Puenzo ganhou um Oscar de Filme Estrangeiro em 1986, com um filme-denúncia contra a ditadura, A História Oficial, feito ainda em época muito perigosa. Campanella repetiu o feito em 2010 com O Segredo dos Seus Olhos, uma trama surpreendente de altíssimo nível. No ano passado, o suspense Neve Negra e a comédia que se revela um drama Cidadão Ilustre continuaram atestando um cinema inventivo e sempre voltado a tocar um nervo da nossa existência, deixando o “mercado” em um segundo plano. Sobre Cidadão Ilustre, adicione-se ainda o fato de o filme ser paupérrimo em termos de produção (na verdade, não sei se é efeito ou defeito aquela fotografia tosca). O fato é que os personagens, os acontecimentos e o final me deixaram em estado de profunda reflexão.

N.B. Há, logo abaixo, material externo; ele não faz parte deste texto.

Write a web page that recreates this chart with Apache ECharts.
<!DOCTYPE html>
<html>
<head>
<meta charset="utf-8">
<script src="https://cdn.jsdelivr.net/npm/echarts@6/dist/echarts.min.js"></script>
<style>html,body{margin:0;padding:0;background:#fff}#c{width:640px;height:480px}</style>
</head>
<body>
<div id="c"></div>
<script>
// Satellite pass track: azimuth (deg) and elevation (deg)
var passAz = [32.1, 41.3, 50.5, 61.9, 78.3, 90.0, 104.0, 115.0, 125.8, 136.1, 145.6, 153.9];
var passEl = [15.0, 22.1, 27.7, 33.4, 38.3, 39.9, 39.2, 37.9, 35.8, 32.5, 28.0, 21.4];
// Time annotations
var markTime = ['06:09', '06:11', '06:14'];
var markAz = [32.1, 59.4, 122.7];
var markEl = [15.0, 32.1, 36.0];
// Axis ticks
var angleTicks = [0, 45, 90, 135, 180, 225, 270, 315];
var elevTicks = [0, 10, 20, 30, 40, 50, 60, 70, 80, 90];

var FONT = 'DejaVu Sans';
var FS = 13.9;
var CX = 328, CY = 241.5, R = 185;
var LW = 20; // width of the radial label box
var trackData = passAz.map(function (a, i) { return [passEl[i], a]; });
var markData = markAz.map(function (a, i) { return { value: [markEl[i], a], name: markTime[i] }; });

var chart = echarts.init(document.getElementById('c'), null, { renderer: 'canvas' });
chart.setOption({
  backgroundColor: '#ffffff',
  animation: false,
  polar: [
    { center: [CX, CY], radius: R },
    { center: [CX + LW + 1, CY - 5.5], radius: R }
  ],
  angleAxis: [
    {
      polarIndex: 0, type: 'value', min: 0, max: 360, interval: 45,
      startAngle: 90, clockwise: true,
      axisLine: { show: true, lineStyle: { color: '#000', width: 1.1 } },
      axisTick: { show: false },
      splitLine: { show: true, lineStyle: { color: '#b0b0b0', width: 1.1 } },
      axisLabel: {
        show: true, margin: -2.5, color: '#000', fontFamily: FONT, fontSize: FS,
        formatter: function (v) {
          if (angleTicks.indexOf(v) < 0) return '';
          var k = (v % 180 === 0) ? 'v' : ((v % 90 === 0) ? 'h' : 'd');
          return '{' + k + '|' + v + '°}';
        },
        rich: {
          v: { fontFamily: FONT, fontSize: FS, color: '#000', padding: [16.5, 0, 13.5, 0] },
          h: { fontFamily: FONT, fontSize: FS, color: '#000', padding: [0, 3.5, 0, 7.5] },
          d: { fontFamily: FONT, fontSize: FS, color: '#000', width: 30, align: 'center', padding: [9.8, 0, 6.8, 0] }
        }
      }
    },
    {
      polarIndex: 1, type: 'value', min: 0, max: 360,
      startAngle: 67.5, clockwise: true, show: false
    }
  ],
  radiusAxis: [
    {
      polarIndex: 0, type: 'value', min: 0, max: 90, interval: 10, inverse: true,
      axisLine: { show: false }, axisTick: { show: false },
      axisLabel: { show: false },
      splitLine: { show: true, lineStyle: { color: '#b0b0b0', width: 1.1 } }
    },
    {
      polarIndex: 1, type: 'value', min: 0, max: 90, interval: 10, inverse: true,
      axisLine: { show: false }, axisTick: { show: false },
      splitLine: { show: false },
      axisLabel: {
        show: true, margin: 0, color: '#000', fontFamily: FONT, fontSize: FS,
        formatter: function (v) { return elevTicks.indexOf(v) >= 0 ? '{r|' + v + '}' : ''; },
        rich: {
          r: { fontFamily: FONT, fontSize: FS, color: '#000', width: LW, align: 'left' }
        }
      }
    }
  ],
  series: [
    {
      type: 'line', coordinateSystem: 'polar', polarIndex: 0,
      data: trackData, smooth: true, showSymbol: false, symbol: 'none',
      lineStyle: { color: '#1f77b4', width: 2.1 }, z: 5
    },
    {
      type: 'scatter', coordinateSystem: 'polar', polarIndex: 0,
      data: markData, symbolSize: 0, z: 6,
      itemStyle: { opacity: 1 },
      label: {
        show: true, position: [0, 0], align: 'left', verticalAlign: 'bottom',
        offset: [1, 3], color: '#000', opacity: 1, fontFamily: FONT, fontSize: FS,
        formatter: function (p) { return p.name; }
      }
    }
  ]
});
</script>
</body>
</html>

Entre 1980 e hoje, um rosário consistente de ideias originais, com artesanato primoroso. Comédias inteligentes como Nove Rainhas, O Filho da Noiva e Um Conto Chinês se apegaram a situações muito particulares para construir ao mesmo tempo gargalhadas e lágrimas. É de O Filho da Noiva, um filme comovente, uma das melhores piadas da história do cinema.

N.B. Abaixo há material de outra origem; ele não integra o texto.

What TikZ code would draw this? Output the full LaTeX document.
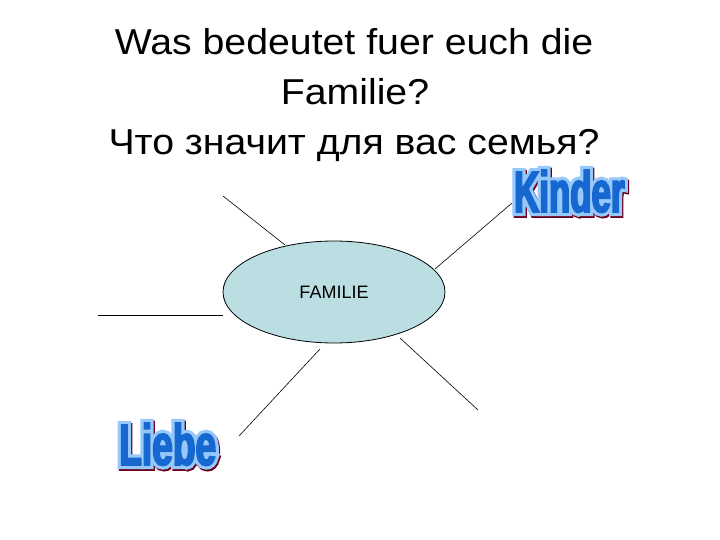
\documentclass[tikz,border=0pt]{standalone}
\usepackage{fontspec}
\usetikzlibrary{shapes.geometric}
\setmainfont{Liberation Sans}
\newfontfamily\titlefont[FakeStretch=1.09]{Liberation Sans}
\newfontfamily\kinderfill[FakeStretch=0.6,FakeBold=3]{Liberation Sans Bold}
\newfontfamily\kinderedge[FakeStretch=0.6,FakeBold=14]{Liberation Sans Bold}
\newfontfamily\liebefill[FakeStretch=0.64,FakeBold=3]{Liberation Sans Bold}
\newfontfamily\liebeedge[FakeStretch=0.64,FakeBold=14]{Liberation Sans Bold}
\definecolor{famfill}{RGB}{187,222,227}
\definecolor{artblue}{RGB}{22,104,208}
\definecolor{artlight}{RGB}{150,200,250}
\definecolor{artshadow}{RGB}{110,0,30}
\newcommand{\artword}[3]{%
  \fontsize{58}{64}%
  \rlap{\hspace{1.2pt}\raisebox{-1.8pt}{#2\selectfont\textcolor{artshadow}{#3}}}%
  \rlap{#2\selectfont\textcolor{artlight}{#3}}%
  #1\selectfont\textcolor{artblue}{#3}}
\tikzset{
  titletext/.style={anchor=base, inner sep=0pt, font=\titlefont\fontsize{36}{40}\selectfont},
  famnode/.style={ellipse, draw=black, line width=0.8pt, fill=famfill, minimum width=222pt, minimum height=102pt, inner sep=0pt, font=\fontsize{18}{22}\selectfont},
  spoke/.style={draw=black, line width=0.6pt},
  arttext/.style={anchor=base west, inner sep=0pt}
}
\begin{document}
\begin{tikzpicture}[x=1pt,y=-1pt]
\useasboundingbox (0,0) rectangle (720,540);
\node[titletext] (t1) at (354,55) {Was bedeutet fuer euch die};
\node[titletext] (t2) at (355,105) {Familie?};
\node[titletext] (t3) at (354,155) {Что значит для вас семья?};

\node[famnode] (fam) at (334,292) {FAMILIE};

\coordinate (a1) at (223,196); \coordinate (b1) at (285,245);
\coordinate (a2) at (512,203); \coordinate (b2) at (435,269);
\coordinate (a3) at (98,315);  \coordinate (b3) at (223,315);
\coordinate (a4) at (239,436); \coordinate (b4) at (320,349);
\coordinate (a5) at (478,410); \coordinate (b5) at (400,338);
\draw[spoke] (a1) -- (b1);
\draw[spoke] (a2) -- (b2);
\draw[spoke] (a3) -- (b3);
\draw[spoke] (a4) -- (b4);
\draw[spoke] (a5) -- (b5);

\node[arttext] (kinder) at (514,212) {\artword{\kinderfill}{\kinderedge}{Kinder}};
\node[arttext] (liebe) at (119,465) {\artword{\liebefill}{\liebeedge}{Liebe}};
\end{tikzpicture}
\end{document}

Em outras linguagens, eles também dão um show. O Clã é claustrofóbico e revoltante. O Médico Alemão, de Lucia Puenzo, filha de Luís, transforma monotonia quase documental em tensão pura. Medianeras é romântico, leve e cativante. Relatos Selvagens é insólito, cruel e engraçado. Kamchatka é um filme sobre a ditadura que não mostra nada, mas diz tudo por meio da visão de um menino, uma pérola que reinventa a denúncia. Não podem faltar na lista O Abraço Partido, Plata Quemada,
Creio XXY (mais um de Lucia Puenzo), Truman, o Décimo Homem e… Ok, esqueci vários, mas já fiz o ponto da consistência.
Não há complexo de inferioridade aqui. Nosso cinema brasileiro tem capítulos muito interessantes também, e podemos até, em outra ocasião, fazer uma edição que nos conte uma história épica. Não se trata de comparar, e sim de reconhecer que os argentinos têm uma produção de roteiros das melhores do mundo e tentar entender o que os levou a isso. Minha hipótese mais forte é a de que, apesar da longa crise argentina, que já dura décadas, ou talvez por causa dela, os artistas argentinos ainda vibram com uma ideia, se excitam com uma frase bem feita, se permitem dominar por personagens inventados, choram com cenas bem escritas e dirigidas. E, principalmente, resistem ao clichê e ao riso fácil.
Enquanto não chegamos a uma conclusão sobre isso, permita-me uma sugestão: da próxima vez que você pensar em maratona de séries para o final de semana, considere uma maratona de cinema argentino, para variar.